Gonzalez: Are you originally from Texas?

Negrete:  I’m originally from Southern California. I was born in Compton. It was actually never my intention to come to Texas, but it has really been an exciting place to develop a career.

Gonzalez: In the future, where would you like the society to put more emphasis on and where do you think we can grow?  

Negrete: National conferences are so big and there are so many students and not enough professionals and faculty to really interact with students. I think that SACNAS has to find a way to fund a lot of mentors, or partially fund them to go to the conferences, or maybe hold other events that have closer, more intimate student and professional interactions. That’s one of the things I’d like to see, because I go to these conferences and I think many, many students don’t have close connections with the faculty who are there.

One of the things that I think is not of service to SACNAS’ mission is that we go to the conferences and the “in crowd,” the ones who are leaders end up sitting together in the front more towards the podium and the stage, and the bulk of the students are in the back and they’re not having contact with the people who they should have contact with. I must admit, it’s compelling to get together with people you see on rare occasions and exchange ideas, laugh, etc., but on the other hand, we need to connect better with the students who go. They should feel like they’ve had personal experiences with professionals that would allow them to email or make a phone call if they wanted a piece of advice. I think there’s not enough of that.

Gonzalez: What are you most proud of? What do you feel is your strongest contribution to the society?

Negrete: I was chair of the Student Presentations Committee for many years, as well as the Nominations Committee, which I’m still part of.
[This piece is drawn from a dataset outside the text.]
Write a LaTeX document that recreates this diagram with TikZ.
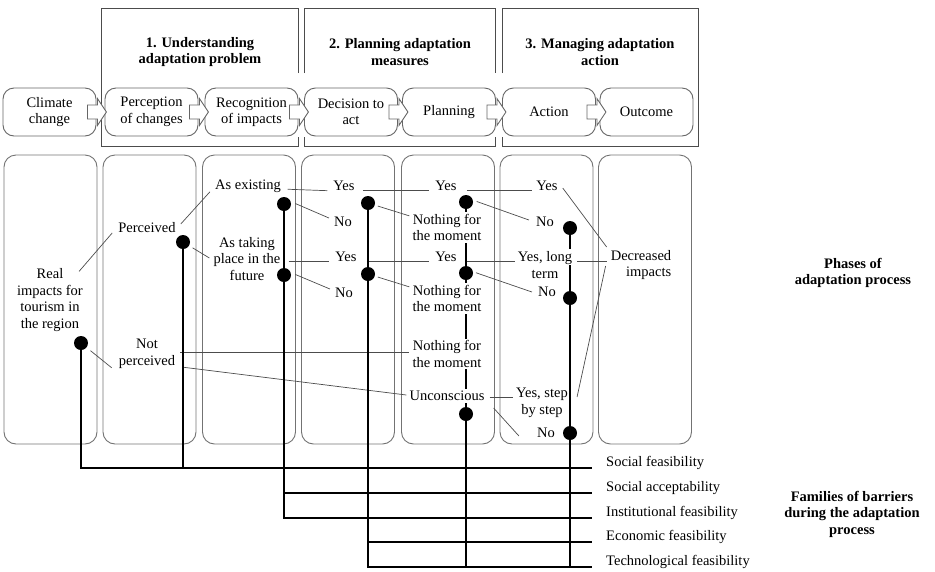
\documentclass[tikz,border=0pt]{standalone}
\usepackage{fontspec}
\setmainfont{Liberation Serif}
\usetikzlibrary{calc}
\pgfdeclarelayer{bg}
\pgfsetlayers{bg,main}
\newcommand\fsz{\fontsize{14.5}{16.5}\selectfont}
\newcommand\blkarrow[1]{\draw[barrow] ([shift={(-9,-7)}]#1.east) -- ++(10,0) -- ++(0,-6.5) -- ++(9,13.5) -- ++(-9,13.5) -- ++(0,-6.5) -- ++(-10,0) -- cycle;}
\begin{document}
\begin{tikzpicture}[x=1pt,y=-1pt,
  hframe/.style={draw=black!70, line width=1pt},
  proc/.style={draw=black!60, line width=0.9pt, rounded corners=11pt, fill=white, minimum width=93pt, minimum height=48pt, align=center, font=\fsz, inner sep=1pt},
  barrow/.style={draw=black!60, line width=0.9pt, fill=white, line join=miter},
  ttl/.style={font=\fsz\bfseries, align=center},
  colbox/.style={draw=black!55, line width=0.9pt, rounded corners=12pt, minimum width=93pt, minimum height=289pt},
  txt/.style={font=\fsz, align=center, inner sep=2pt},
  wtxt/.style={txt, fill=white},
  blackdot/.style={circle, fill=black, inner sep=0pt, minimum size=14pt},
  conn/.style={draw=black!70, line width=0.7pt},
  heavy/.style={draw=black, line width=2.7pt},
  lbl/.style={font=\fsz, anchor=west, inner sep=2pt}
]
\useasboundingbox (0,0) rectangle (935,571);

% header frames
\draw[hframe] (298,73) -- (298,8) -- (101,8) -- (101,146) -- (298,146) -- (298,137);
\draw[hframe] (304,73) -- (304,8) -- (495,8) -- (495,73);
\draw[hframe] (304,137) -- (304,146) -- (495,146) -- (495,137);
\draw[hframe] (502,73) -- (502,8) -- (698,8) -- (698,146) -- (502,146) -- (502,137);
\node[ttl] (t1) at (200,52) {1. Understanding\\adaptation problem};
\node[ttl] (t2) at (400,52) {2. Planning adaptation\\measures};
\node[ttl] (t3) at (600,52) {3. Managing adaptation\\action};

% process boxes
\node[proc] (cc) at (49.5,112) {Climate\\change};
\node[proc] (pc) at (151.5,112) {Perception\\of changes};
\node[proc] (ri) at (251.5,112) {Recognition\\of impacts};
\node[proc] (da) at (351,112) {Decision to\\act};
\node[proc] (pl) at (449,112) {Planning};
\node[proc] (ac) at (549,112) {Action};
\node[proc] (oc) at (646.5,112) {Outcome};
\blkarrow{cc}
\blkarrow{pc}
\blkarrow{ri}
\blkarrow{da}
\blkarrow{pl}
\blkarrow{ac}

% columns
\begin{pgfonlayer}{bg}
\node[colbox] (c1) at (50.5,299.5) {};
\node[colbox] (c2) at (149.5,299.5) {};
\node[colbox] (c3) at (249,299.5) {};
\node[colbox] (c4) at (348,299.5) {};
\node[colbox] (c5) at (448,299.5) {};
\node[colbox] (c6) at (546.5,299.5) {};
\node[colbox] (c7) at (645,299.5) {};
\end{pgfonlayer}

% texts
\node[txt] (real) at (50,300) {Real\\impacts for\\tourism in\\the region};
\node[txt] (perc) at (147,228) {Perceived};
\node[txt] (np) at (147,354) {Not\\perceived};
\node[txt] (ae) at (248,186) {As existing};
\node[txt] (atp) at (247,259) {As taking\\place in the\\future};
\node[txt] (y1) at (344,186) {Yes};
\node[txt] (no1) at (343,222) {No};
\node[txt] (y2) at (346,257) {Yes};
\node[txt] (no2) at (344,293) {No};
\node[txt] (y3) at (446,186) {Yes};
\node[wtxt] (nfm1) at (447,227.5) {Nothing for\\the moment};
\node[txt] (y4) at (446,257) {Yes};
\node[wtxt] (nfm2) at (447,298.5) {Nothing for\\the moment};
\node[wtxt] (nfm3) at (447,354) {Nothing for\\the moment};
\node[wtxt] (unc) at (447,396) {Unconscious};
\node[txt] (y5) at (547,186) {Yes};
\node[txt] (no3) at (545,222) {No};
\node[txt] (yl) at (545,265) {Yes, long\\term};
\node[txt] (no4) at (547,292) {No};
\node[txt] (ys) at (542,403) {Yes, step\\by step};
\node[txt] (no5) at (546,433) {No};
\node[txt, align=right] (dec) at (641,265) {Decreased\\impacts};

% dots
\node[blackdot] (dot1) at (81,343) {};
\node[blackdot] (dot2) at (183,242) {};
\node[blackdot] (dot3) at (284,204) {};
\node[blackdot] (dot4) at (284,275) {};
\node[blackdot] (d4a) at (368,203) {};
\node[blackdot] (d4b) at (368,274) {};
\node[blackdot] (d5a) at (466,202) {};
\node[blackdot] (d5b) at (466,273) {};
\node[blackdot] (d5c) at (466,414) {};
\node[blackdot] (d6a) at (570,228) {};
\node[blackdot] (d6b) at (570,298) {};
\node[blackdot] (d6c) at (570,433) {};

% barrier labels
\node[lbl] (sf) at (604,463) {Social feasibility};
\node[lbl] (sa) at (604,488) {Social acceptability};
\node[lbl] (inf) at (604,513) {Institutional feasibility};
\node[lbl] (ef) at (604,537) {Economic feasibility};
\node[lbl] (tf) at (604,562) {Technological feasibility};
\coordinate (sfe) at ([shift={(-12,1.5)}]sf.base west);
\coordinate (sae) at ([shift={(-12,1.5)}]sa.base west);
\coordinate (infe) at ([shift={(-12,1.5)}]inf.base west);
\coordinate (efe) at ([shift={(-12,1.5)}]ef.base west);
\coordinate (tfe) at ([shift={(-12,1.5)}]tf.base west);

\node[ttl] (phases) at (853,273) {Phases of\\adaptation process};
\node[ttl] (fam) at (852,514) {Families of barriers\\during the adaptation\\process};

\begin{pgfonlayer}{bg}
% thin connectors
\draw[conn] ([shift={(-6,5)}]real.north east) -- ([xshift=-4]perc.base west);
\draw[conn, shorten <=5pt] (dot1) -- ([shift={(-5,-3)}]np.south west);
\draw[conn] ([shift={(3,-4)}]perc.east) -- ([shift={(-3,2.5)}]ae.base west);
\draw[conn, shorten <=4pt] (dot2) -- ([shift={(-2,-1)}]atp.west);
\draw[conn] ([xshift=4.5]ae.base east) -- ([xshift=-4]y1.base west);
\draw[conn] ($(y2.base west -| atp.east)+(6,0)$) -- ([xshift=-4]y2.base west);
\draw[conn] ([xshift=6]y1.base east) -- ([xshift=-4]y3.base west);
\draw[conn] ([xshift=8]y3.base east) -- ([xshift=-2]y5.base west);
\draw[conn] ([xshift=8]y2.base east) -- ([xshift=-4]y4.base west);
\draw[conn] ([xshift=7]y4.base east) -- ($(y4.base east -| yl.west)+(-1,0)$);
\draw[conn] ($(y4.base east -| yl.east)+(3,0)$) -- ($(y4.base east -| dec.west)+(-2,0)$);
\draw[conn] ($(np.east)+(3,-2)$) -- ($(nfm3.west)+(-1,-2)$);
\draw[conn] ([shift={(6,-3.5)}]np.south east) -- ([shift={(-1,-1)}]unc.west);
\draw[conn, shorten <=5pt] (dot3.20) -- ([shift={(-3,-4)}]no1.west);
\draw[conn, shorten <=5pt] (dot4.20) -- ([shift={(-3,-4)}]no2.west);
\draw[conn, shorten <=3pt] (d4a) -- ([shift={(-1,4)}]nfm1.north west);
\draw[conn, shorten <=3pt] (d4b) -- ([shift={(-1,4)}]nfm2.north west);
\draw[conn, shorten <=4pt] (d5a.15) -- ([shift={(-5,-2)}]no3.west);
\draw[conn, shorten <=3pt] (d5b.10) -- ([shift={(-4,0)}]no4.west);
\draw[conn] ([shift={(7,5)}]unc.south east) -- ([shift={(-16,3)}]no5.west);
\draw[conn] ([shift={(3,2)}]y5.east) -- ([shift={(-2,-1)}]dec.north west);
\draw[conn] ([shift={(7,-6)}]ys.east) -- ([shift={(-3,1)}]dec.west);
\draw[conn] ($(unc.east)+(3,1)$) -- ($(unc.east -| ys.west)+(-1,1)$);

% thick lines
\draw[heavy] (dot1.center) |- (sfe);
\draw[heavy] (dot2.center) -- (dot2 |- sfe);
\draw[heavy] (dot3.center) |- (infe);
\draw[heavy] (dot3 |- sae) -- (sae);
\draw[heavy] (d4a.center) |- (tfe);
\draw[heavy] (d4a |- efe) -- (efe);
\draw[heavy] (d5a.center) -- (d5a |- tfe);
\draw[heavy] (d6a.center) -- (d6a |- yl.north);
\draw[heavy] (d6a |- yl.center) -- (d6a |- tfe);
\end{pgfonlayer}
\end{tikzpicture}
\end{document}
I have to give a lot of credit to Aaron Velasco who really developed the processes for judging on the Presentations Committee. I also have to give credit to Juan Meza for putting together a document for the Nominations Committee to be able to evaluate the different candidates and subsequent committees we put numerical values on some of the criteria, and we counted up the scores for all of the nominees. I’m really pleased that in the last couple of years, we’ve been able to wrap up that process very rapidly. I think that putting scores of those has been like scoring grants at a committee at the NIH. We can focus in on the ones that are stronger to begin with. We focus more attention on those.

The other thing that I didn’t fully anticipate is that it showed all the individual committee members that we were on the same plane. We were thinking the same way because we had scored the candidates similarly. I think this gave us a lot of confidence in each other’s opinions and judgments about the candidates, and is why the processes wrapped up so quickly.

I’m really proud of how we’ve systematized that committee’s efforts so that it goes quickly and that we’ve contributed to how the nominations processes run, both the early nominations process, the voting beginning at the conference, and the Get to Know the Candidates.

Gonzalez: What keeps you coming back to the conference every year?

Negrete: Reconnecting with people who I’ve connected with over the years. I also enjoy meeting with students I haven’t ever met who I can give my two cents to about science. I’m very enthusiastic about students progressing in their scientific careers. It’s wonderful to see students who remember me. I don’t necessarily remember them, as I meet a lot of students at the SACNAS conferences. The fact that they remember who I am means that I’ve left a little bit of an impact on them, and that’s a great thing.

Gonzalez: Anything else?

Negrete: I enjoy making the contributions. It is not my intention to be rewarded for what I contribute, so this award comes as a humbling surprise. I do it because I think it needs to be done and I think I have some gifts that I can contribute to make some progress. I’ve worked very hard doing the things that I’ve done for SACNAS, but my satisfaction about it is really the contribution that it makes to the organization. That’s what drives me.